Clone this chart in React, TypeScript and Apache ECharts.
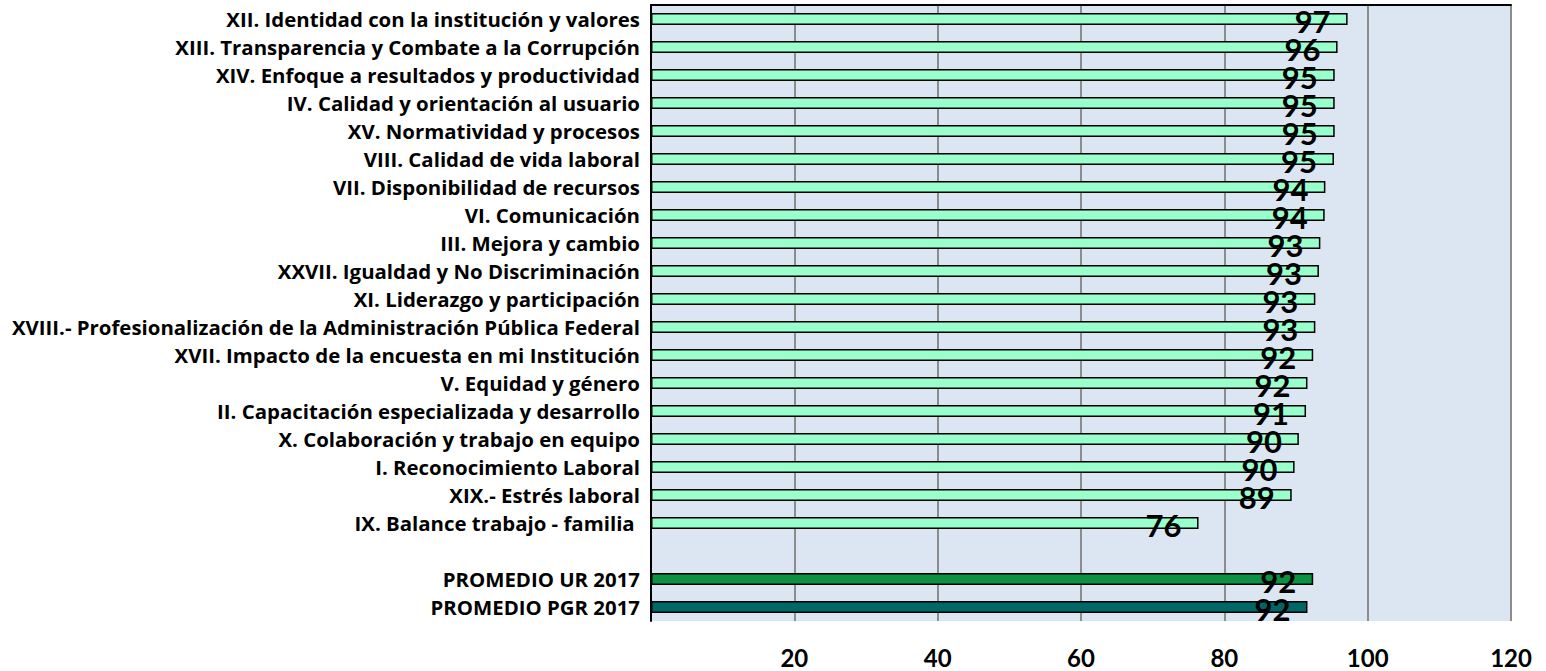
import React, { useEffect, useRef } from "react";
import * as echarts from "echarts";

const categories = [
  "XII. Identidad con la institución y valores",
  "XIII. Transparencia y Combate a la Corrupción",
  "XIV. Enfoque a resultados y productividad",
  "IV. Calidad y orientación al usuario",
  "XV. Normatividad y procesos",
  "VIII. Calidad de vida laboral",
  "VII. Disponibilidad de recursos",
  "VI. Comunicación",
  "III. Mejora y cambio",
  "XXVII. Igualdad y No Discriminación",
  "XI. Liderazgo y participación",
  "XVIII.- Profesionalización de la Administración Pública Federal",
  "XVII. Impacto de la encuesta en mi Institución",
  "V. Equidad y género",
  "II. Capacitación especializada y desarrollo",
  "X. Colaboración y trabajo en equipo",
  "I. Reconocimiento Laboral",
  "XIX.- Estrés laboral",
  "IX. Balance trabajo - familia ",
  "",
  "PROMEDIO UR 2017",
  "PROMEDIO PGR 2017",
];

const values: (number | null)[] = [
  97.2, 95.8, 95.4, 95.4, 95.4, 95.3, 94.1, 94.0, 93.4, 93.2, 92.7, 92.7,
  92.4, 91.6, 91.4, 90.4, 89.8, 89.4, 76.4, null, 92.4, 91.6,
];

const barColors = [
  ...Array(19).fill("#99FFCC"),
  "#99FFCC",
  "#0C9142",
  "#006666",
];

const xTicks = { min: 0, max: 120, interval: 20 };

export default function App() {
  const ref = useRef<HTMLDivElement>(null);
  useEffect(() => {
    if (!ref.current) return;
    const chart = echarts.init(ref.current, null, { renderer: "svg" });
    chart.setOption({
      animation: false,
      backgroundColor: "#ffffff",
      grid: {
        left: 651,
        right: 35,
        top: 5,
        bottom: 50,
        show: true,
        backgroundColor: "#DCE6F2",
        borderWidth: 0,
      },
      xAxis: [
        {
          type: "value",
          min: xTicks.min,
          max: xTicks.max,
          interval: xTicks.interval,
          position: "bottom",
          axisLine: { show: false },
          axisTick: { show: false },
          splitLine: { show: true, lineStyle: { color: "#8C8C8C", width: 2 } },
          axisLabel: {
            show: true,
            margin: 24,
            lineHeight: 24,
            color: "#000",
            fontFamily: "Lato",
            fontWeight: "bold",
            fontSize: 24,
            formatter: (v: number) => (v === 0 ? "" : String(v)),
          },
        },
        {
          type: "value",
          min: xTicks.min,
          max: xTicks.max,
          interval: xTicks.interval,
          position: "top",
          axisLine: { show: true, lineStyle: { color: "#000", width: 2 } },
          axisTick: { show: false },
          splitLine: { show: false },
          axisLabel: { show: false },
        },
      ],
      yAxis: {
        type: "category",
        inverse: true,
        data: categories,
        axisLine: { show: true, lineStyle: { color: "#000", width: 2 } },
        axisTick: { show: false },
        axisLabel: {
          margin: 11,
          color: "#000",
          fontFamily: "Open Sans",
          fontWeight: "bold",
          fontSize: 20.4,
        },
      },
      series: [
        {
          type: "bar",
          xAxisIndex: 0,
          barWidth: 12,
          data: values.map((v, i) => ({
            value: v,
            itemStyle: {
              color: barColors[i],
              borderColor: "#000",
              borderWidth: 1.5,
            },
          })),
          label: {
            show: true,
            position: "insideRight",
            distance: 17,
            offset: [0, 2],
            color: "#000",
            fontFamily: "Lato",
            fontWeight: "bold",
            fontSize: 31,
            formatter: (p: any) =>
              p.value == null ? "" : String(Math.round(p.value)),
          },
        },
      ],
    });
    return () => chart.dispose();
  }, []);
  return (
    <div
      ref={ref}
      style={{ position: "fixed", left: 0, top: 0, width: 1546, height: 671 }}
    />
  );
}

#### WHAT THE EXERCISE ASKS
Starting at the top of the listing above, reproduce each line up to and including the one with "import * as"; omit the pictures.

#### ANSWER TO THE PROBLEM
Clone this chart in React, TypeScript and Apache ECharts.
import React, { useEffect, useRef } from "react";
import * as echarts from "echarts";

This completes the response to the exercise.